Funding to on-demand companies continues to collapse, though there is a bright spot: deals ticked back up in Q1'16.
Excitement around on-demand startups rose to a fever pitch in 2015, as investors bought into the promise of disrupting established players in food delivery, home cleaning, transportation, and many other fields. However, the on-demand space has come under fire recently, with investors casting a more critical eye on the category’s difficult unit economics and narrow margins, especially as the funding environment tightens.
Our on-demand category includes private companies that aggregate demand on mobile devices and applications, enabling near-instant access to a wide variety of offline services.
Quarterly on-demand trends
2015 represented a banner year for the on-demand category as a whole, with investors deploying a hefty $17.9B of funding across 244 deals.

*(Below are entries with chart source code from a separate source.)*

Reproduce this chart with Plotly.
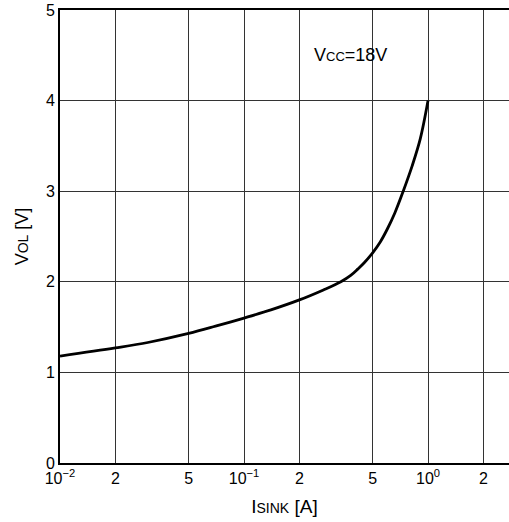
import plotly.graph_objects as go

# curve (sink current [A] vs output low voltage [V])
i_sink = [0.01, 0.02, 0.03, 0.05, 0.07, 0.1, 0.14, 0.2, 0.27, 0.336, 0.38, 0.415, 0.45, 0.5, 0.55, 0.6, 0.66, 0.733, 0.82, 0.908, 1.0]
v_ol = [1.18, 1.27, 1.33, 1.43, 1.51, 1.60, 1.69, 1.80, 1.91, 2.0, 2.07, 2.14, 2.21, 2.32, 2.44, 2.58, 2.76, 3.0, 3.28, 3.58, 4.0]

x_tickvals = [0.01, 0.02, 0.05, 0.1, 0.2, 0.5, 1, 2]
x_ticktext = ["10<sup>−2</sup>", "2", "5", "10<sup>−1</sup>", "2", "5", "10<sup>0</sup>", "2"]
y_tickvals = [0, 1, 2, 3, 4, 5]

font = "Liberation Sans, Arial, sans-serif"

fig = go.Figure()
fig.add_trace(go.Scatter(
    x=i_sink, y=v_ol, mode="lines",
    line=dict(color="black", width=2.8, shape="spline", smoothing=1.0),
    showlegend=False, hoverinfo="skip",
))

fig.add_annotation(
    x=-0.63, y=4.5, xref="x", yref="y", xanchor="left", yanchor="middle",
    text="V<span style='font-size:13px'>CC</span>=18V",
    showarrow=False, font=dict(size=18, color="black"),
)

fig.update_xaxes(
    type="log", range=[-2, 0.44], automargin=False,
    tickvals=x_tickvals, ticktext=x_ticktext,
    showgrid=True, gridcolor="#333", gridwidth=1,
    showline=True, linecolor="black", linewidth=2, mirror=True,
    ticks="", zeroline=False,
    tickfont=dict(size=16, color="black"),
    title=dict(text="I<span style='font-size:14px'>SINK</span> [A]",
               font=dict(size=19, color="black"), standoff=13),
)
fig.update_yaxes(
    range=[0, 5], tickvals=y_tickvals, automargin=False,
    showgrid=True, gridcolor="#333", gridwidth=1,
    showline=True, linecolor="black", linewidth=2, mirror=True,
    ticks="", zeroline=False,
    tickfont=dict(size=16, color="black"),
    title=dict(text="V<span style='font-size:14px'>OL</span> [V]",
               font=dict(size=18, color="black"), standoff=13),
)

fig.update_layout(
    width=509, height=522,
    margin=dict(l=60, r=0, t=10, b=59),
    plot_bgcolor="white", paper_bgcolor="white",
    font=dict(family=font, color="black"),
)

# drop the page's default 8px body margin so the figure sits at the corner
fig.write_html(
    "out.html",
    config={"displayModeBar": False},
    post_script="document.body.style.margin='0';document.body.style.overflow='hidden';",
)
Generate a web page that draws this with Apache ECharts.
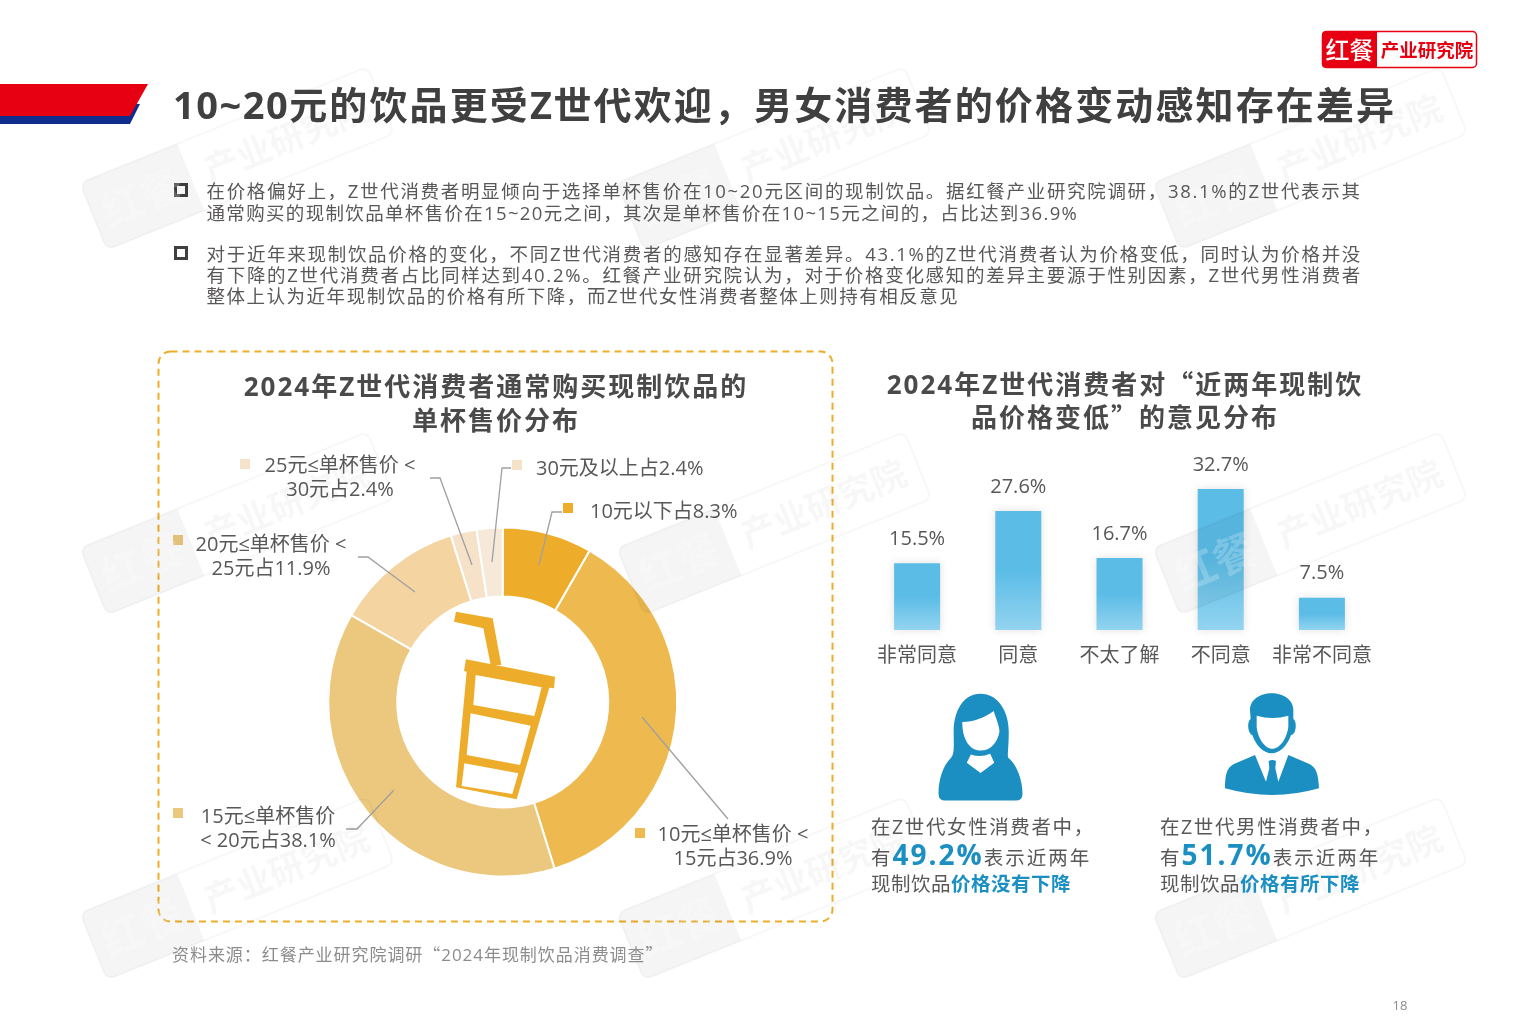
<!DOCTYPE html>
<html lang="zh">
<head>
<meta charset="utf-8">
<title>10~20元的饮品更受Z世代欢迎</title>
<script src="https://cdn.jsdelivr.net/npm/echarts@6/dist/echarts.min.js"></script>
<style>
html,body{margin:0;padding:0;background:#fff;}
#stage{position:relative;width:1530px;height:1020px;overflow:hidden;font-family:"Open Sans","Noto Sans CJK SC",sans-serif;}
#chart{position:absolute;left:0;top:0;width:1530px;height:1020px;}
.t{position:absolute;white-space:nowrap;color:#595757;transform:translateY(-50%);}
.c{transform:translate(-50%,-50%);}
.q{font-family:"Noto Sans CJK SC",sans-serif;}
.l{letter-spacing:1.5px;}
b.blue{color:#1B8EC2;}
</style>
</head>
<body>
<div id="stage"><div id="chart"></div></div>
<script>
// ---------- data ----------
var priceNames = ['10元以下','10元≤单杯售价<15元','15元≤单杯售价<20元','20元≤单杯售价<25元','25元≤单杯售价<30元','30元及以上'];
var priceValues = [8.3, 36.9, 38.1, 11.9, 2.4, 2.4];
var priceLabels = ['10元以下占8.3%','10元≤单杯售价 <\n15元占36.9%','15元≤单杯售价\n< 20元占38.1%','20元≤单杯售价 <\n25元占11.9%','25元≤单杯售价 <\n30元占2.4%','30元及以上占2.4%'];
var opinionCategories = ['非常同意','同意','不太了解','不同意','非常不同意'];
var opinionValues = [15.5, 27.6, 16.7, 32.7, 7.5];
var femaleNoDrop = '49.2%';
var maleDrop = '51.7%';

// ---------- text ----------
var pageTitle = '<span class="l">10~20</span>元的饮品更受<span class="l">Z</span>世代欢迎，男女消费者的价格变动感知存在差异';
var para1 = ['在价格偏好上，Z世代消费者明显倾向于选择单杯售价在10~20元区间的现制饮品。据红餐产业研究院调研，38.1%的Z世代表示其',
             '通常购买的现制饮品单杯售价在15~20元之间，其次是单杯售价在10~15元之间的，占比达到36.9%'];
var para2 = ['对于近年来现制饮品价格的变化，不同Z世代消费者的感知存在显著差异。43.1%的Z世代消费者认为价格变低，同时认为价格并没',
             '有下降的Z世代消费者占比同样达到40.2%。红餐产业研究院认为，对于价格变化感知的差异主要源于性别因素，Z世代男性消费者',
             '整体上认为近年现制饮品的价格有所下降，而Z世代女性消费者整体上则持有相反意见'];
var leftTitle = ['2024年Z世代消费者通常购买现制饮品的','单杯售价分布'];
var rightTitle = ['2024年Z世代消费者对<span class="q">“</span>近两年现制饮','品价格变低<span class="q">”</span>的意见分布'];
var sourceNote = '资料来源：红餐产业研究院调研<span class="q">“</span>2024年现制饮品消费调查<span class="q">”</span>';
var pageNumber = '18';

// ---------- layout / style (separate from the values) ----------
var FF = '"Open Sans","Noto Sans CJK SC",sans-serif';
var sliceColors = ['#EDAD2B','#EEBA4F','#ECC87E','#F4D4A0','#F5E2C8','#F6E9DA'];
var para1Spacing = [1.68, 1.33], para2Spacing = [1.7, 1.7, 1.52];
var labelAnchors = [[590,512,'left'],[733,847,'center'],[268,829,'center'],[271,557,'center'],[340,478,'center'],[536,469,'left']];
var labelLines = [
  [[539,565],[552,512],[562,512]],
  [[642,717],[728,819]],
  [[394,790],[357,829],[346,829]],
  [[415,592],[368,557],[358,557]],
  [[472,565],[440,478],[430,478]],
  [[492,562],[502,468],[511,468]]
];
var markerSpots = [[568,508,0],[640,833,1],[178,813,2],[178,540,2],[245,464,4],[517,465,4]];
var wmCols = [80,617,1153], wmRows = [183,548,913];

function addText(txt, x, y, size, opt){
  opt = opt || {};
  var d = document.createElement('div');
  d.className = 't' + (opt.center ? ' c' : '');
  d.style.left = x + 'px'; d.style.top = y + 'px';
  d.style.fontSize = size + 'px';
  d.style.letterSpacing = (opt.ls || 0) + 'px';
  if (opt.bold) d.style.fontWeight = 700;
  if (opt.color) d.style.color = opt.color;
  d.innerHTML = txt;
  document.getElementById('stage').appendChild(d);
}

addText(pageTitle, 173, 101.5, 38, {bold:true, color:'#404040', ls:2.13});
para1.forEach(function(s,i){ addText(s, 206.5, 190 + i*21.5, 18.5, {ls:para1Spacing[i]}); });
para2.forEach(function(s,i){ addText(s, 206.5, 253 + i*21, 18.5, {ls:para2Spacing[i]}); });
leftTitle.forEach(function(s,i){ addText(s, 496, 385 + i*33.5, 26, {bold:true, center:true, color:'#4a4a4a', ls:2}); });
rightTitle.forEach(function(s,i){ addText(s, 1125, 383 + i*33, 26, {bold:true, center:true, color:'#4a4a4a', ls:2}); });
addText(sourceNote, 172, 953, 17, {color:'#8c8c8c', ls:0.95});
addText(pageNumber, 1400, 1005, 13, {center:true, color:'#8c8c8c'});

function callout(x, gender, num, tail){
  addText('在Z世代'+gender+'性消费者中，', x, 825, 19.5, {ls:1.6});
  addText('有<b class="blue" style="font-size:28px;letter-spacing:2px">'+num+'</b>表示近两年', x, 854, 19.5, {ls:2});
  addText('现制饮品<b class="blue">'+tail+'</b>', x, 882, 19.5, {ls:0.5});
}
callout(871,'女',femaleNoDrop,'价格没有下降');
callout(1160,'男',maleDrop,'价格有所下降');

// ---------- icon shapes ----------
var iconPaths = {
  femaleBody:'M350 40C300 40 272 90 272 150C272 190 275 212 265 225C240 250 228 290 228 330Q228 350 248 350L452 350Q472 350 472 330C472 290 455 245 430 225C428 212 432 190 432 150C432 90 400 40 350 40Z',
  femaleFace:'M297 122C330 122 365 108 388 90C395 110 405 135 405 150C400 180 380 205 350 205C320 205 297 175 297 122Z',
  femaleCollar:'M322 216L310 240L350 270L390 240L378 214Q350 226 322 216Z',
  maleHead:'M185 25C150 25 120 45 120 75L122 102C114 107 113 125 117 138C120 146 124 150 127 150C137 180 160 205 185 205C210 205 233 180 243 150C248 150 252 146 255 138C259 125 258 107 250 102L250 75C250 45 220 25 185 25Z',
  maleFace:'M140 92Q187 106 235 92L235 125C231 160 210 191 187 191C165 191 143 160 140 125Z',
  maleBody:'M45 310C45 270 50 250 70 238L135 210L168 290L178 250L176 228Q187 222 198 228L196 250L205 290L235 210L300 238C320 250 325 270 327 310Q187 350 45 310Z'
};
Object.keys(iconPaths).forEach(function(k){
  echarts.graphic.registerShape(k, echarts.graphic.extendPath(iconPaths[k], {}));
});

// ---------- decoration ----------
var graphics = [
  {type:'polygon', silent:true, shape:{points:[[0,104],[140,104],[130,124],[0,124]]}, style:{fill:'#102D8D'}},
  {type:'polygon', silent:true, shape:{points:[[0,84],[148,84],[130,116],[0,116]]}, style:{fill:'#E60012'}},
  {type:'rect', silent:true, shape:{x:158.5,y:351.5,width:674,height:570,r:12}, style:{fill:'none',stroke:'#EDAD2B',lineWidth:2,lineDash:[7,5]}},
  // logo
  {type:'rect', silent:true, shape:{x:1322.5,y:31.5,width:154,height:36,r:4}, style:{fill:'#fff',stroke:'#E60012',lineWidth:1.5}},
  {type:'rect', silent:true, shape:{x:1322,y:31,width:55,height:37,r:[4,0,0,4]}, style:{fill:'#E60012'}},
  {type:'text', silent:true, style:{x:1349.5,y:49.5,text:'红餐',fill:'#fff',font:'500 24px "Noto Sans CJK SC"',align:'center',verticalAlign:'middle'}},
  {type:'text', silent:true, style:{x:1427,y:50,text:'产业研究院',fill:'#E60012',font:'700 18.5px "Noto Sans CJK SC"',align:'center',verticalAlign:'middle'}}
];
// bullets
[191,254].forEach(function(y){
  graphics.push({type:'rect', silent:true, shape:{x:175.5,y:y-6.5,width:11,height:11}, style:{fill:'none',stroke:'#404040',lineWidth:3}});
});
// legend squares beside the labels
markerSpots.forEach(function(m){
  graphics.push({type:'rect', silent:true, shape:{x:m[0]-5,y:m[1]-5,width:10,height:10}, style:{fill:sliceColors[m[2]]}});
});
// leader lines, drawn over the ring
labelLines.forEach(function(pts){
  graphics.push({type:'polyline', silent:true, z:50, shape:{points:pts}, style:{fill:'none',stroke:'#a0a0a0',lineWidth:1.3}});
});
// drinking-cup icon (drawn in 3x-crop space)
var cupFill = '#EDAD2B';
graphics.push({type:'group', silent:true, z:40, x:300, y:500, scaleX:1/3, scaleY:1/3, children:[
  {type:'polygon', shape:{points:[[468,335],[578,355],[604,495],[572,495],[550,385],[462,365]]}, style:{fill:cupFill}},
  {type:'polygon', shape:{points:[[498,478],[765,530],[762,565],[748,563],[650,898],[468,862],[500,515],[492,513]]}, style:{fill:cupFill}},
  {type:'polygon', shape:{points:[[527,525],[725,562],[703,648],[520,615]]}, style:{fill:'#fff'}},
  {type:'polygon', shape:{points:[[512,640],[692,677],[660,795],[500,765]]}, style:{fill:'#fff'}},
  {type:'polygon', shape:{points:[[493,790],[655,820],[637,882],[485,858]]}, style:{fill:'#fff'}}
]});
// people icons
var personBlue = '#1B8EC2';
graphics.push({type:'group', silent:true, x:860, y:680, scaleX:1/2.904, scaleY:1/2.904, children:[
  {type:'femaleBody', style:{fill:personBlue}},
  {type:'femaleFace', style:{fill:'#fff'}},
  {type:'femaleCollar', style:{fill:'#fff'}}
]});
graphics.push({type:'group', silent:true, x:1210, y:685, scaleX:1/3, scaleY:1/3, children:[
  {type:'maleHead', style:{fill:personBlue}},
  {type:'maleFace', style:{fill:'#fff'}},
  {type:'maleBody', style:{fill:personBlue}}
]});
// watermarks
wmCols.forEach(function(x){ wmRows.forEach(function(y){
  graphics.push({type:'group', silent:true, z:100, x:x, y:y, rotation:22*Math.PI/180, children:[
    {type:'rect', z:100, shape:{x:0,y:0,width:310,height:72,r:8}, style:{fill:'none',stroke:'rgba(0,0,0,0.03)',lineWidth:2}},
    {type:'rect', z:100, shape:{x:0,y:0,width:105,height:72,r:[8,0,0,8]}, style:{fill:'rgba(0,0,0,0.04)'}},
    {type:'text', z:100, style:{x:52,y:36,text:'红餐',fill:'rgba(255,255,255,0.22)',font:'700 42px "Noto Sans CJK SC"',align:'center',verticalAlign:'middle'}},
    {type:'text', z:100, style:{x:208,y:36,text:'产业研究院',fill:'rgba(0,0,0,0.03)',font:'700 35px "Noto Sans CJK SC"',align:'center',verticalAlign:'middle'}}
  ]});
});});

// ---------- chart ----------
var chart = echarts.init(document.getElementById('chart'), null, {renderer:'canvas', width:1530, height:1020});
chart.setOption({
  animation:false,
  backgroundColor:'#fff',
  textStyle:{fontFamily:FF},
  graphic:{elements:graphics},
  grid:{left:866.5, top:457.6, width:506, height:172.4, containLabel:false},
  xAxis:{type:'category', data:opinionCategories, axisLine:{show:false}, axisTick:{show:false},
         axisLabel:{color:'#595757', fontSize:20, fontFamily:FF, margin:16, interval:0}},
  yAxis:{type:'value', min:0, max:40, show:false, splitLine:{show:false}},
  series:[
    {type:'pie', center:[502.7,702], radius:[105.5,174.5], startAngle:90, silent:true, avoidLabelOverlap:false,
     itemStyle:{borderColor:'#fff', borderWidth:2},
     label:{show:true, position:'outside', color:'#595757', fontSize:20, fontFamily:FF, lineHeight:24,
            formatter:function(p){return priceLabels[p.dataIndex];}},
     labelLine:{show:false},
     labelLayout:function(p){
       var a = labelAnchors[p.dataIndex];
       return {x:a[0], y:a[1], align:a[2], verticalAlign:'middle'};
     },
     data:priceNames.map(function(n,i){return {name:n, value:priceValues[i], itemStyle:{color:sliceColors[i]}};})
    },
    {type:'bar', data:opinionValues, barWidth:46, silent:true,
     itemStyle:{shadowColor:'rgba(0,0,0,0.12)', shadowBlur:8,
       color:new echarts.graphic.LinearGradient(0,0,0,1,[{offset:0,color:'#5BBCE6'},{offset:0.5,color:'#5BBCE6'},{offset:1,color:'#93D4F0'}])},
     label:{show:true, position:'top', distance:14, color:'#595757', fontSize:20, fontFamily:FF, formatter:'{c}%'}
    }
  ]
});
</script>
</body>
</html>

However, as overall sentiment began to shift towards the close of the year, on-demand funding pulled back sharply. In Q4’15, deals and funding dollars tumbled to their lowest quarterly total since Q3’14.
Q1’16 funding to the category slipped further to $1.3B, falling to a level not seen since on-demand financings first took off in early 2014. However, after plummeting in Q4’15, deal activity ticked back up to 56, though this deal volume remains below the peak levels seem from Q1’15 to Q3’15.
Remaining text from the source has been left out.